Karena cukup lelah, saya pun tidur. Saya bangun saat kereta sudah mendekati arah Jakarta. Lebih spesifiknya sekitar Stasiun Pondok Ranji. Saya sempat bingung mau turun atau tidak. Karena waktunya terasa “nanggung”. Masih sekitar jam lima, ke waktu Maghrib juga masih agak lumayan. Tapi saya pikir kalau Maghriban di Stasiun Tanah Abang kayanya bakalan ribet karena Tanah Abang itu stasiun transit. Masih ada dua stasiun lagi sebelum Tanah Abang, yaitu Kebayoran dan Palmerah. Tapi saya juga khawatir dua stasiun tersebut bakal lebih ramai dari Pondok Ranji.

Akhirnya saya memutuskan untuk turun di Pondok Ranji. Cuaca kala itu (seingat saya) gak hujan (mendung), namun di kereta ada bekas hujan. Berarti sempat hujan saat saya tidur. Lalu saya menuju ke area peron seberang (service area seperti toilet, dll ada di seberang soalnya) agak ribet (kalo bawa sepeda) karena harus lewat lintas bawah/underpass dan tidak ada eskalator. Masih ada waktu sekitar setengah jam menuju waktu Maghrib.

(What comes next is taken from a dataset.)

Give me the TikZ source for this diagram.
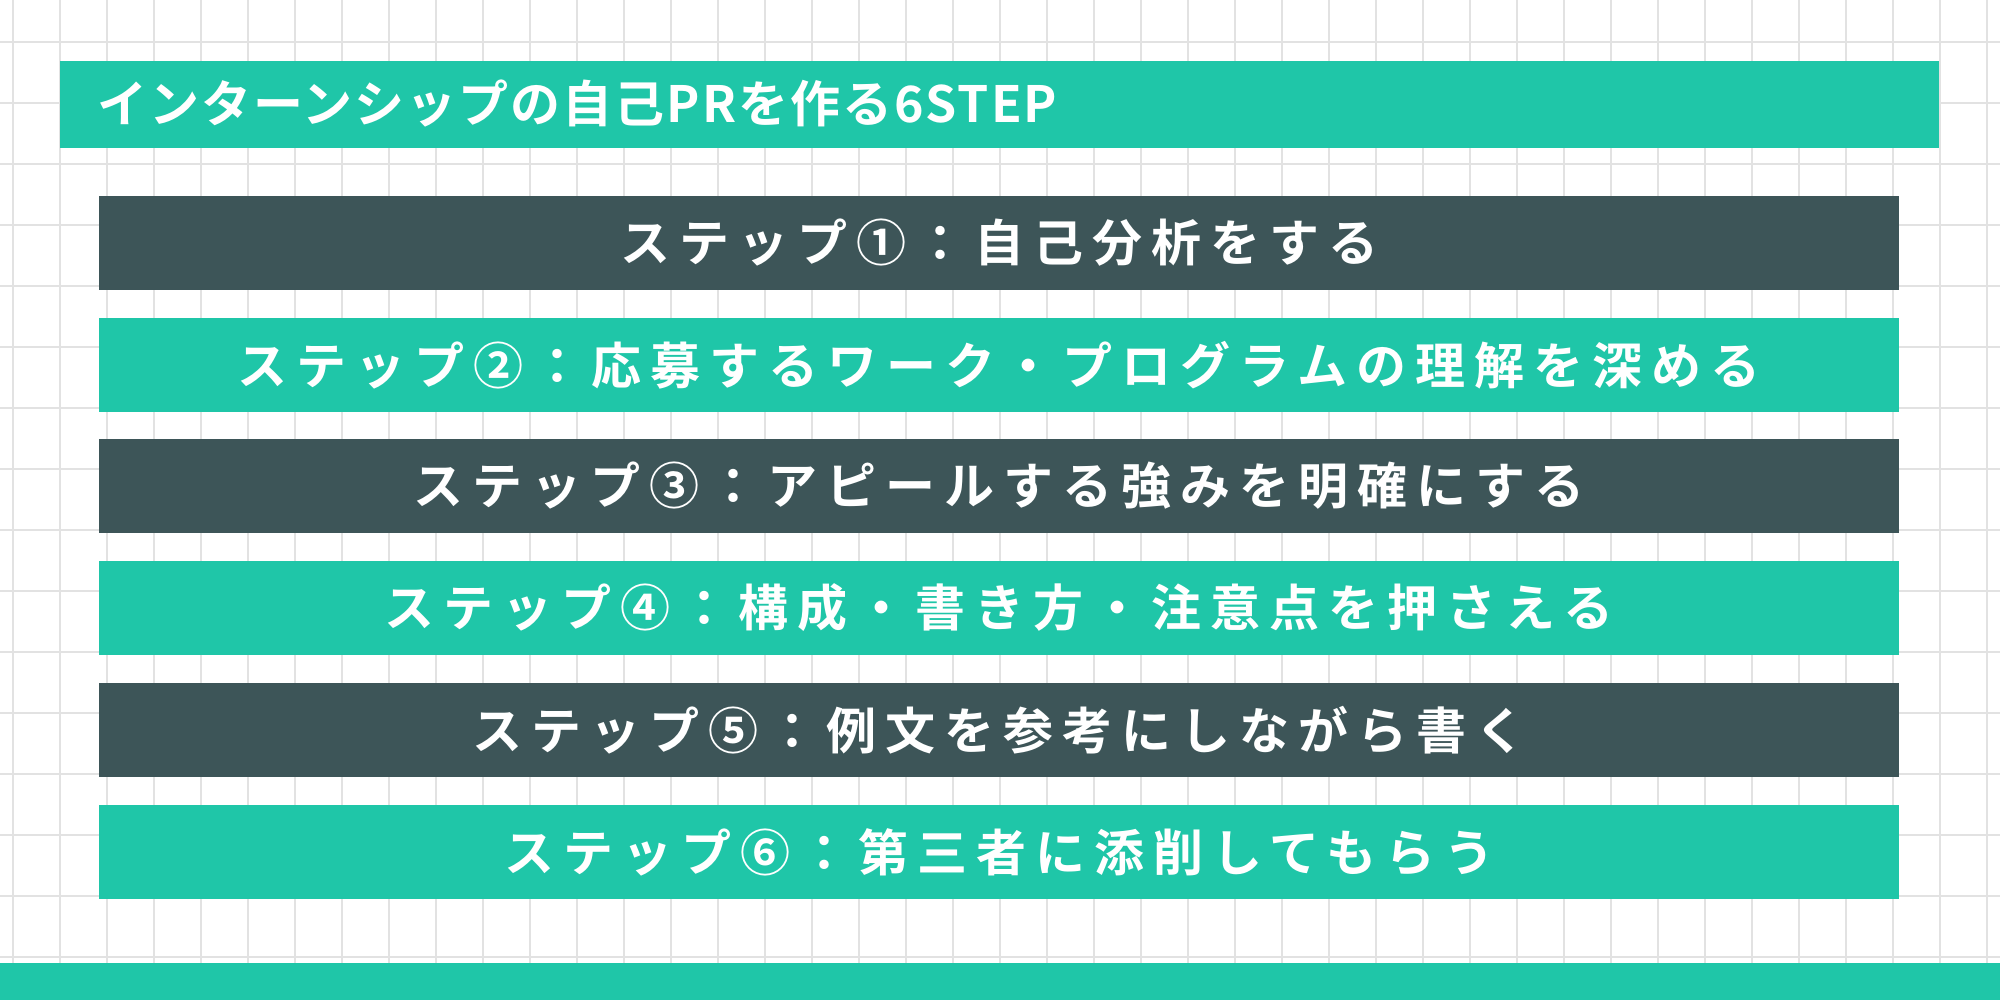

Setelah Salat Maghrib, saya pun balik lagi ke peron arah Jakarta. Beberapa menit menunggu, kereta arah Tanah Abang pun tiba. Kali ini keretanya penuh, gak kaya kereta sebelumnya (yang saya naiki dari Rangkasbitung). Mungkin karena jam pulang kerja juga ya?

Setelah melewati Stasiun Kebayoran dan Palmerah, tiba juga di Stasiun Tanah Abang. Di peron sudah banyak penumpang yang hendak naik ke kereta ini (yang nantinya akan balik ke arah barat lagi). Peron Stasiun Tanah Abang juga ukurannya relatif kecil. Suasana di Stasiun Tanah Abang sangat ramai dan padat. Kereta arah bekasi terletak di peron seberang. Angkat-angkat sepeda lagi hehe. \

Dari Tanah Abang ke Bekasi ada dua pilihan. Naik kereta yang lewat Manggarai atau naik kereta yang lewat Angke/Kampung Bandan. Lewat Manggarai bisa lebih cepat namun bisa jauh lebih padat (karena Manggarai juga stasiun transit). Lewat Kampung Bandan bisa lebih lama (karena memutar) namun biasanya lebih sepi. Karena saya bawa barang yang relatif besar, saya ambil kereta yang arah Kampung Bandan saja. Biar lebih nyaman bagi saya dan penumpang lain.  Kereta yang datang terlebih dahulu yaitu kereta yang arah Manggarai. Kereta arah Kampung Bandan tiba gak lama kemudian. Relatif lengang dan saya masih bisa dapat “parkir” di dekat pintu.

image host

parkir

Tiba juga di Stasiun Kampung Bandan, dimana peronnya ada di lantai dasar dan lantai atas (bertingkat seperti di Manggarai). Di perjalanan pulang saya sudah tidak banyak ambil dokumentasi. Akhirnya saya tiba di Stasiun CIbitung sekitar pukul 8:30. Hujan sudah reda (sebelumnya sempat hujan). Tarifnya sama, Rp12.000,- untuk jarak +140 km. Murah.

image host

Cibitung

Begitulah cerita saya jalan-jalan pekan lalu. Kesimpulannya gimana? Jauh dan capek. Tapi pengalaman baru. Mau coba lagi? Gak dulu dalam waktu dekat ini. Sampai jumpa. Bye.